The Pew Research Center, a polling institute that studies religion globally and has been studying Christianity's demographic changeups, has released a short poll on its website where test-takers can see how well they have kept up with the global expansion of Christianity.
In his new book, From Times Square to Timbuktu: The Post-Christian West Meets the Non-Western Church, Wesley Granberg-Michaelson, the former general secretary of the Reformed Church in America, details the scope of Christianity's new geographic look and outlines the responsibilities that now confront the Church.
"The center of the Christian world has shifted and there are new voices. I'd like to think that those who have come for one reason or another from other countries into our midst, I'd like to think of them as God's missionaries," Granberg-Michaelson told The Christian Post last month.
"There's one point in the book where I actually quote my friend Jehu Hanciles (Emory University, associate professor of World Christianity): 'Every Christian migrant is a potential Christian missionary,'" said Grandberg-Michaelson. "I think there is a whole new wave of Christianity that is being raised up around the world."

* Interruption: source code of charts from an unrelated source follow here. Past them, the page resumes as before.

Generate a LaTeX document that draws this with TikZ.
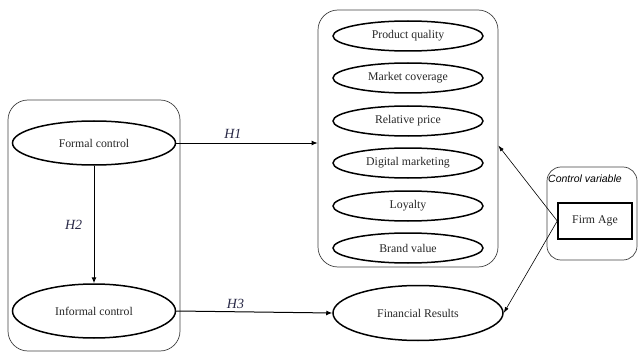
\documentclass[tikz,border=0pt]{standalone}
\usepackage{fontspec}
\setmainfont{Liberation Serif}
\setsansfont{Liberation Sans}
\usetikzlibrary{arrows.meta, shapes.geometric}

\tikzset{
  grp/.style={draw=black!75, line width=0.7pt, rounded corners=20pt},
  var/.style={ellipse, draw, line width=1.5pt, font=\fontsize{11.8}{13}\selectfont, text=black!85},
  hyp/.style={font=\fontsize{14}{16}\selectfont\itshape, text={rgb,255:red,40;green,40;blue,70}},
  link/.style={line width=1pt, -{Latex[length=6pt,width=5pt]}},
  thinlink/.style={line width=0.6pt, -{Latex[length=6pt,width=4pt]}}
}

\begin{document}
\begin{tikzpicture}[x=1pt, y=-1pt]
    \useasboundingbox (0,0) rectangle (638,353);
    % Left group
    \node[grp, minimum width=172pt, minimum height=251pt] (grpL) at (94,225.5) {};
    \node[var, minimum width=163pt, minimum height=44pt] (formal) at (94,143) {Formal control};
    \node[var, minimum width=163pt, minimum height=54pt] (informal) at (94,311) {Informal control};
    % Right group with dimensions
    \node[grp, minimum width=180pt, minimum height=257pt] (grpR) at (408,138.5) {};
    \node[var, minimum width=150pt, minimum height=30pt] (quality) at (408,36) {Product quality};
    \node[var, minimum width=150pt, minimum height=30pt] (coverage) at (408,78) {Market coverage};
    \node[var, minimum width=150pt, minimum height=30pt] (price) at (408,121) {Relative price};
    \node[var, minimum width=150pt, minimum height=30pt] (digital) at (408,163) {Digital marketing};
    \node[var, minimum width=150pt, minimum height=30pt] (loyalty) at (408,206) {Loyalty};
    \node[var, minimum width=150pt, minimum height=30pt] (brand) at (408,248) {Brand value};
    % Outcome
    \node[var, minimum width=170pt, minimum height=55pt] (fin) at (418,313) {Financial Results};
    % Control variable
    \node[grp, rounded corners=14pt, minimum width=90pt, minimum height=93pt] (grpC) at (592,213.5) {};
    \node[anchor=west, inner sep=0pt, font=\sffamily\itshape\fontsize{10.5}{12}\selectfont] (ctrl) at (548,179) {Control variable};
    \node[draw, line width=1.5pt, minimum width=74pt, minimum height=36pt, font=\fontsize{11.8}{13}\selectfont, text=black!85] (age) at (595,221) {Firm Age};
    % Hypotheses
    \draw[link] (formal.east) -- (formal.east -| grpR.west) node[hyp, pos=0.4, above=1pt] (h1) {H1};
    \draw[link] (formal.south) -- (informal.north) node[hyp, midway, left=8pt] (h2) {H2};
    \draw[link] (informal.east) -- (fin.west) node[hyp, pos=0.38, above=-1pt] (h3) {H3};
    % Control paths
    \draw[thinlink] (age.west) -- ([yshift=-7pt]grpR.east);
    \draw[thinlink] (age.west) -- (fin.east);
\end{tikzpicture}
\end{document}
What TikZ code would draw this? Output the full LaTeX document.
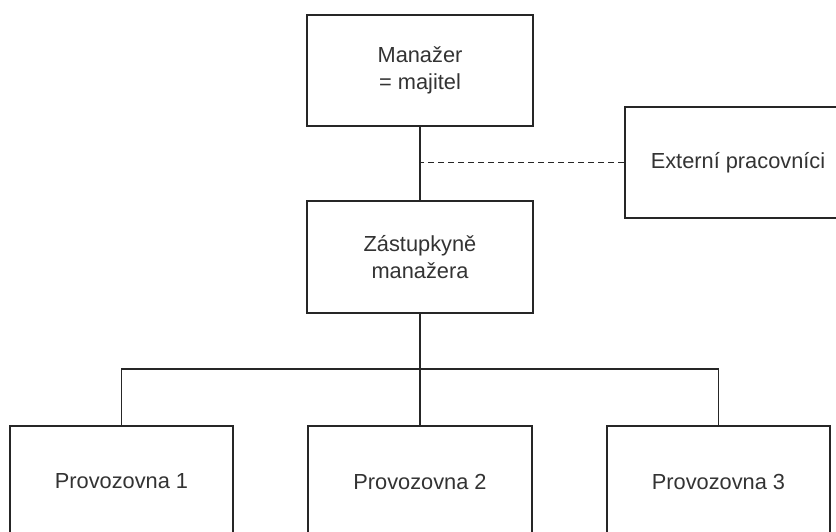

Granburg-Michaelson also encouraged Christians to not let themselves stay so "self-absorbed" that they missed Christianity's global growth.
"The prospects of Christianity around the world actually look pretty good. The faith is growing, it's vibrant, it's actually pretty exciting," he said. "The questions is whether the established churches of the United States and of Europe are going to pay any attention and be a part of it."